Henceforth, "by associating the notion of grace only to female aspects", adds the dancer and ballet teacher, "we run the risk of clichés and other platitudes. We must not, for example, qualify a male dancer as effeminate when he is deemed agreeable to look at, or graceful. A male dancer's movements may be graceful, and this is not at all pejorative."
Of the handful of great dancers that many have deemed worthy of being described as graceful, two names stand out in particular: Vaslas Nijinksi and Rudolf Noureev. According to the choreographer Béatrice Massin, if both dancers can be said to have possessed the essence of grace, it is in terms of an innate gift, an incredible talent: "Certain dancers have a magnificent presence. When Noureev extended a hand, the whole space was transformed. These are the artists who are truly graceful. They possess something so strong within them that everything grows in proportion as a result.
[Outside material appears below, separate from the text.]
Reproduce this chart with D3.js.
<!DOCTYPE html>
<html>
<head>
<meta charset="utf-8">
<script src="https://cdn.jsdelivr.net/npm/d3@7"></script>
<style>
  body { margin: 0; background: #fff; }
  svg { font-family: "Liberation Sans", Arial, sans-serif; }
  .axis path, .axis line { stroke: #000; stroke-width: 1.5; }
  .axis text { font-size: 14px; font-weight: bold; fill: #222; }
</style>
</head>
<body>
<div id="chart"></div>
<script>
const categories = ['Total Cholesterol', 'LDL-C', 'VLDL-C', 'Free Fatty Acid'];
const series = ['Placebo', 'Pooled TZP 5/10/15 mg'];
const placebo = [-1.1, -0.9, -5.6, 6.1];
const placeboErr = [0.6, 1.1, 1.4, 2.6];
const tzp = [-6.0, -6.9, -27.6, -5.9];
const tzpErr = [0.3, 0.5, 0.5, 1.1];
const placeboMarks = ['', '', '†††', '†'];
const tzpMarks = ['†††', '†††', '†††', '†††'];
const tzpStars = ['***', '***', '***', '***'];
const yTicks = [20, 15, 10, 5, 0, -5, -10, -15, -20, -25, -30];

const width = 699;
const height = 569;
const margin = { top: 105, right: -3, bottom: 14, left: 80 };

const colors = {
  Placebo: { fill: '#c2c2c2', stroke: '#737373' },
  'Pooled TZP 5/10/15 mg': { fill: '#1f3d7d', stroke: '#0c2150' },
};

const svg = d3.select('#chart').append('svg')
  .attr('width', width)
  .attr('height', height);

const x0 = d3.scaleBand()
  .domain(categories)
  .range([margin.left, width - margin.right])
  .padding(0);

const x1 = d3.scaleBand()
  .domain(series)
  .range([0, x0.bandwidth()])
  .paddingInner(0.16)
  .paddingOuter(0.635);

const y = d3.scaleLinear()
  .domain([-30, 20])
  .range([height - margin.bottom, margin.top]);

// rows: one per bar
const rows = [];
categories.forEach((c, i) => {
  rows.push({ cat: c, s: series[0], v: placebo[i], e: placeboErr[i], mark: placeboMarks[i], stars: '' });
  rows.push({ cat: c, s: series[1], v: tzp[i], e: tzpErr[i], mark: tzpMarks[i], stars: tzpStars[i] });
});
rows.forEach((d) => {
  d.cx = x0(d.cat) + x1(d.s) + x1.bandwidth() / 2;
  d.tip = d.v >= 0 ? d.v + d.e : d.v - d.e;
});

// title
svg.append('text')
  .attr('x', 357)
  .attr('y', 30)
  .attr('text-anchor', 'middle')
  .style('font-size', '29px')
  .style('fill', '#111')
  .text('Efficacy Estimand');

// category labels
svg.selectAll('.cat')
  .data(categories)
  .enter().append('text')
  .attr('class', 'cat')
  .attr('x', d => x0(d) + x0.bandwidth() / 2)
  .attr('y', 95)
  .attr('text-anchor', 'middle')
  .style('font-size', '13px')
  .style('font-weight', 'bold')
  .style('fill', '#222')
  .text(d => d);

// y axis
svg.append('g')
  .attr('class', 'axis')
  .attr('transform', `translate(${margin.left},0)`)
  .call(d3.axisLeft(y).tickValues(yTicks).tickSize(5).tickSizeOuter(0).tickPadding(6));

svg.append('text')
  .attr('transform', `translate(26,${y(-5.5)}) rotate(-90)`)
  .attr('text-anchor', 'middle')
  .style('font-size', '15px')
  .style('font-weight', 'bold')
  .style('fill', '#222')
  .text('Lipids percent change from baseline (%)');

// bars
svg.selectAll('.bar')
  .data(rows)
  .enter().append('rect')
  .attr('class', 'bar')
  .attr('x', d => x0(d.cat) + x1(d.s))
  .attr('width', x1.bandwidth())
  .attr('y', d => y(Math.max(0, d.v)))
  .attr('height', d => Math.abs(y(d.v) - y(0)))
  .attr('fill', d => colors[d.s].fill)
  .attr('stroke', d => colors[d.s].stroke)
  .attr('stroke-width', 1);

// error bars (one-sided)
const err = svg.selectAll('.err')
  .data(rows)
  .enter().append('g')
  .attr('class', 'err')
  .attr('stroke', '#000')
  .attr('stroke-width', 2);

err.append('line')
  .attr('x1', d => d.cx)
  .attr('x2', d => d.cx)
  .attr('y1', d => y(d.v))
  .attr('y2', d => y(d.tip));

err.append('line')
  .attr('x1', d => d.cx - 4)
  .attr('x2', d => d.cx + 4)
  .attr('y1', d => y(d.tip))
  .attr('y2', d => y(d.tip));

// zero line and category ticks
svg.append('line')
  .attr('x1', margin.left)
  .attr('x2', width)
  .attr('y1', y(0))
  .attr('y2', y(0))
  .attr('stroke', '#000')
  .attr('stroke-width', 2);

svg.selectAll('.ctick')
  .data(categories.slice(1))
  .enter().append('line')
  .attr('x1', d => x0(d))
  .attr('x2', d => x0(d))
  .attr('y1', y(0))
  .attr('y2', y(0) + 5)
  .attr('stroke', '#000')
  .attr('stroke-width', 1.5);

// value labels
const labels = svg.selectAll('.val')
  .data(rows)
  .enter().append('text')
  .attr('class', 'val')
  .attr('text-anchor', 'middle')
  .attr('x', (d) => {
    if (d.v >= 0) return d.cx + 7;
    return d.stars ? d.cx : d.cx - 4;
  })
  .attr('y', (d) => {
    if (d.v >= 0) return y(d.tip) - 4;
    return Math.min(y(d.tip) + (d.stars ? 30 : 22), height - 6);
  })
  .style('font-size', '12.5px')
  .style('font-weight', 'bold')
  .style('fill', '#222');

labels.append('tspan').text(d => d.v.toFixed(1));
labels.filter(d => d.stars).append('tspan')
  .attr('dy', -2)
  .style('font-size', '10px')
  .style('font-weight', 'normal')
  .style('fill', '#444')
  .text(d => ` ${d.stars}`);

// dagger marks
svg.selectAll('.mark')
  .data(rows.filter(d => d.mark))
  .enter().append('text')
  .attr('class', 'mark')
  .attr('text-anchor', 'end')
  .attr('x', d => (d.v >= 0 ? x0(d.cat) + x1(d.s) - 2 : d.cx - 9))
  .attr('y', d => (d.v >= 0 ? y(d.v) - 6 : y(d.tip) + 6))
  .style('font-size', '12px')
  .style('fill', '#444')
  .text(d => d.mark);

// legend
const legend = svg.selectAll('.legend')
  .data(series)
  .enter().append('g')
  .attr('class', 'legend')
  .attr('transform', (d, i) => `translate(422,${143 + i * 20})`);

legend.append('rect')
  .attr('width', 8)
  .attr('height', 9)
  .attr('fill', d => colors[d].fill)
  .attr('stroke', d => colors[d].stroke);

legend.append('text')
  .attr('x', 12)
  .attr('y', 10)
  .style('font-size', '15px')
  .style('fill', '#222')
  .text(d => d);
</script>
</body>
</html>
I believe this is somewhat innate... It is a veritable talent, one that has been perfected over time."
On this point, Elisabeth Platel and Béatrice Massin are in agreement: grace, in the sense of an innate talent, is perfectible. When Elisabeth Platel meets and chooses the next junior dancers of the Opéra de Paris, the director immediately notices those that distinguish themselves and stand out: "It is clear to see that they possess a certain talent even before they begin to dance. They may be wearing jeans and trainers, they nonetheless exude a natural ease by the way they move." However, "a talent that isn't cared for withers over time."
"I believe there are artists who, when walking on stage, are profoundly sincere", explains Béatrice Massin. "They are themselves to head to toe, and this is something that adds a certain..."
A certain... An important ellipsis. Ultimately, if grace, talent, or charm, are so difficult to define, it is because they refer to that which art provokes within our deepest selves, our own perceptions and emotions.